--- Part of a data file ---
------------------------------

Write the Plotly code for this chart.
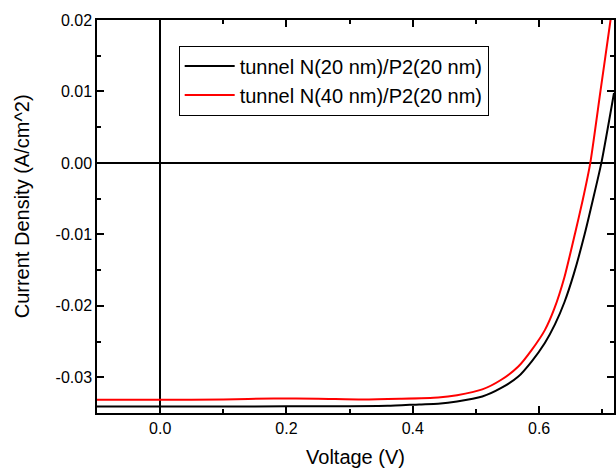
import plotly.graph_objects as go

# Voltage (V) and current density (A/cm^2)
v_black = [-0.1, 0.0, 0.1, 0.2, 0.3, 0.36, 0.41, 0.44, 0.47, 0.51, 0.54, 0.567, 0.588,
           0.609, 0.625, 0.64, 0.655, 0.672, 0.685, 0.6985, 0.7185]
j_black = [-0.0341, -0.0341, -0.0341, -0.03405, -0.03405, -0.034, -0.0338, -0.0337, -0.0334,
           -0.0327, -0.0315, -0.0299, -0.0278, -0.0252, -0.0226, -0.0195, -0.0155, -0.0100,
           -0.0052, 0.0, 0.0098]

v_red = [-0.1, 0.0, 0.1, 0.18, 0.25, 0.32, 0.38, 0.44, 0.47, 0.51, 0.54, 0.567, 0.588,
         0.609, 0.624, 0.64, 0.657, 0.669, 0.681, 0.697, 0.713, 0.72]
j_red = [-0.03315, -0.03315, -0.0331, -0.03297, -0.033, -0.0331, -0.033, -0.03282, -0.0325,
         -0.0317, -0.03035, -0.0285, -0.0262, -0.0234, -0.0204, -0.0160, -0.0098, -0.0052,
         0.0, 0.01, 0.02, 0.0245]

names = ["tunnel N(20 nm)/P2(20 nm)", "tunnel N(40 nm)/P2(20 nm)"]

x_ticks = [0.0, 0.2, 0.4, 0.6]
y_ticks = [0.02, 0.01, 0.0, -0.01, -0.02, -0.03]

x_title = "Voltage (V)"
y_title = "Current Density (A/cm^2)"

FONT = "Liberation Sans, Arial, sans-serif"

fig = go.Figure()
fig.add_trace(go.Scatter(x=v_black, y=j_black, mode="lines", name=names[0],
                         line=dict(color="black", width=2, shape="spline", smoothing=0.6)))
fig.add_trace(go.Scatter(x=v_red, y=j_red, mode="lines", name=names[1],
                         line=dict(color="red", width=2, shape="spline", smoothing=0.6)))

fig.update_layout(
    width=616, height=468,
    margin=dict(l=97, r=0, t=20, b=55),
    paper_bgcolor="white", plot_bgcolor="white",
    font=dict(family=FONT, color="black", size=16),
    showlegend=True,
    legend=dict(x=0.158, y=0.935, xanchor="left", yanchor="top",
                bordercolor="black", borderwidth=1, bgcolor="white",
                font=dict(size=20, family=FONT), tracegroupgap=0,
                itemwidth=50),
    annotations=[dict(text=y_title, xref="paper", yref="paper", x=-0.1445, y=0.5267,
                      xanchor="center", yanchor="middle", textangle=-90, showarrow=False,
                      font=dict(size=20, family=FONT, color="black"))],
)

fig.update_xaxes(
    range=[-0.1, 0.7185], tickvals=x_ticks, ticktext=[f"{t:.1f}" for t in x_ticks],
    ticks="inside", ticklen=7, tickwidth=1.5, tickcolor="black",
    showline=True, linecolor="black", linewidth=1.5, mirror="ticks",
    showgrid=False, zeroline=True, zerolinecolor="black", zerolinewidth=1.5,
    minor=dict(dtick=0.1, tick0=0, ticks="inside", ticklen=4, tickwidth=1.5, tickcolor="black"),
    title=dict(text=x_title, font=dict(size=20, family=FONT), standoff=15),
    tickfont=dict(size=16, family=FONT),
)
fig.update_yaxes(
    range=[-0.035, 0.02], tickvals=y_ticks, ticktext=[f"{t:.2f}" for t in y_ticks],
    ticks="inside", ticklen=7, tickwidth=1.5, tickcolor="black",
    showline=True, linecolor="black", linewidth=1.5, mirror="ticks",
    showgrid=False, zeroline=True, zerolinecolor="black", zerolinewidth=1.5,
    minor=dict(dtick=0.005, tick0=0, ticks="inside", ticklen=4, tickwidth=1.5, tickcolor="black"),
    tickfont=dict(size=16, family=FONT),
)

fig.write_html("out.html")
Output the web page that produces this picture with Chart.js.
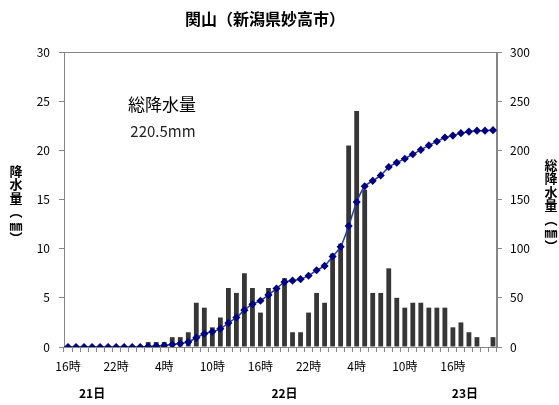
<!DOCTYPE html>
<html>
<head>
<meta charset="utf-8">
<script src="https://cdn.jsdelivr.net/npm/chart.js@4"></script>
<style>
  html, body { margin: 0; padding: 0; background: #fff; }
  #wrap { width: 559px; height: 405px; }
</style>
</head>
<body>
<div id="wrap"><canvas id="graph"></canvas></div>
<script>
// hours, 21日 16時 .. 23日 21時
const hours = [16,17,18,19,20,21,22,23,
  0,1,2,3,4,5,6,7,8,9,10,11,12,13,14,15,16,17,18,19,20,21,22,23,
  0,1,2,3,4,5,6,7,8,9,10,11,12,13,14,15,16,17,18,19,20,21];
const hourLabels = hours.map(h => h + '時');

// hourly precipitation (mm)
const rain = [0,0,0,0,0,0,0,0,0,0,
  0.5,0.5,0.5,1.0,1.0,1.5,4.5,4.0,2.0,3.0,
  6.0,5.5,7.5,6.0,3.5,6.0,6.0,7.0,1.5,1.5,
  3.5,5.5,4.5,9.5,10.5,20.5,24.0,16.0,5.5,5.5,
  8.0,5.0,4.0,4.5,4.5,4.0,4.0,4.0,2.0,2.5,
  1.5,1.0,0,1.0];

// total precipitation (mm)
const total = [0,0,0,0,0,0,0,0,0,0,
  0.5,1.0,1.5,2.5,3.5,5.0,9.5,13.5,15.5,18.5,
  24.5,30.0,37.5,43.5,47.0,53.0,59.5,66.0,67.5,69.0,
  72.5,78.0,82.5,92.0,102.0,123.0,147.5,163.5,169.0,174.5,
  183.0,187.5,191.5,196.0,200.5,205.0,209.0,213.0,215.0,217.5,
  219.0,220.0,220.0,220.5];

const dayLabels = ['21日', '22日', '23日'];
const dayPos = [3, 27, 49.5];
const chartTitle = '関山（新潟県妙高市）';
const leftTitle = ['降', '水', '量', '︵', '㎜', '︶'];
const rightTitle = ['総', '降', '水', '量', '︵', '㎜', '︶'];

const FONT = '"Noto Sans CJK JP", "Noto Sans", sans-serif';
Chart.defaults.font.family = FONT;
Chart.defaults.color = '#000';

const axisGray = '#868686';

// frame, titles and extra texts
const extraText = {
  id: 'extraText',
  beforeDatasetsDraw(chart) {
    const c = chart.ctx;
    const a = chart.chartArea;
    c.save();
    c.strokeStyle = axisGray;
    c.lineWidth = 1;
    c.strokeRect(Math.round(a.left) + 0.5, Math.round(a.top) + 0.5,
      Math.round(a.right - a.left) - 1, Math.round(a.bottom - a.top));
    c.restore();
  },
  afterDraw(chart) {
    const c = chart.ctx;
    const x = chart.scales.x;
    c.save();
    c.fillStyle = '#000';
    c.textAlign = 'center';
    c.textBaseline = 'middle';

    c.font = 'bold 16px ' + FONT;
    c.fillText(chartTitle, 265, 19);

    c.font = 'bold 13px ' + FONT;
    leftTitle.forEach((ch, i) => c.fillText(ch, 16, 171 + i * 13.5));
    rightTitle.forEach((ch, i) => c.fillText(ch, 551, 165 + i * 13.5));

    c.font = 'bold 12px ' + FONT;
    dayLabels.forEach((d, i) => c.fillText(d, x.getPixelForValue(dayPos[i]), 393));

    c.font = '17px ' + FONT;
    c.fillText('総降水量', 162, 105);
    c.fillStyle = '#222';
    c.font = '15px ' + FONT;
    c.fillText('220.5mm', 163, 131);
    c.restore();
  }
};

const ctx = document.getElementById('graph').getContext('2d');
const chart = new Chart(ctx, {
  type: 'bar',
  data: {
    labels: hourLabels,
    datasets: [{
      type: 'line',
      label: '総降水量',
      data: total,
      yAxisID: 'y2',
      borderColor: '#2b3aa8',
      borderWidth: 1.5,
      tension: 0.25,
      pointStyle: 'rectRot',
      pointRadius: 3,
      pointBackgroundColor: '#000080',
      pointBorderColor: '#000080',
      order: 0
    }, {
      type: 'bar',
      label: '降水量',
      data: rain,
      yAxisID: 'y',
      backgroundColor: '#363636',
      barPercentage: 0.6,
      categoryPercentage: 1.0,
      order: 1
    }]
  },
  options: {
    responsive: true,
    maintainAspectRatio: false,
    animation: false,
    layout: { padding: { top: 52, left: 0, right: 0, bottom: 0 } },
    plugins: {
      legend: { display: false },
      title: { display: false },
      tooltip: { enabled: false }
    },
    scales: {
      x: {
        offset: true,
        border: { display: true, color: axisGray },
        grid: { offset: true, drawOnChartArea: false, drawTicks: true, tickLength: 5, color: axisGray },
        ticks: {
          autoSkip: false,
          maxRotation: 0,
          padding: 7,
          font: { size: 12 },
          callback: function(val, i) { return i % 6 === 0 ? hourLabels[i] : ''; }
        },
        afterFit: function(s) { s.height = 58; }
      },
      y: {
        position: 'left',
        min: 0,
        max: 30,
        border: { display: true, color: axisGray },
        grid: { drawOnChartArea: false, drawTicks: true, tickLength: 5, color: axisGray },
        ticks: { stepSize: 5, padding: 9, font: { size: 12 } },
        afterFit: function(s) { s.width = 64; }
      },
      y2: {
        position: 'right',
        min: 0,
        max: 300,
        border: { display: true, color: axisGray },
        grid: { drawOnChartArea: false, drawTicks: true, tickLength: 5, color: axisGray },
        ticks: { stepSize: 50, padding: 8, font: { size: 12 } },
        afterFit: function(s) { s.width = 62; }
      }
    }
  },
  plugins: [extraText]
});
</script>
</body>
</html>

------------------------------

--- Description of the task ---
Every line from the top of the material above through the line with "-0.0052, 0.0, 0.0098]" should be duplicated exactly, please; leave out the pictures.

--- Response for this exercise ---
Write the Plotly code for this chart.
import plotly.graph_objects as go

# Voltage (V) and current density (A/cm^2)
v_black = [-0.1, 0.0, 0.1, 0.2, 0.3, 0.36, 0.41, 0.44, 0.47, 0.51, 0.54, 0.567, 0.588,
           0.609, 0.625, 0.64, 0.655, 0.672, 0.685, 0.6985, 0.7185]
j_black = [-0.0341, -0.0341, -0.0341, -0.03405, -0.03405, -0.034, -0.0338, -0.0337, -0.0334,
           -0.0327, -0.0315, -0.0299, -0.0278, -0.0252, -0.0226, -0.0195, -0.0155, -0.0100,
           -0.0052, 0.0, 0.0098]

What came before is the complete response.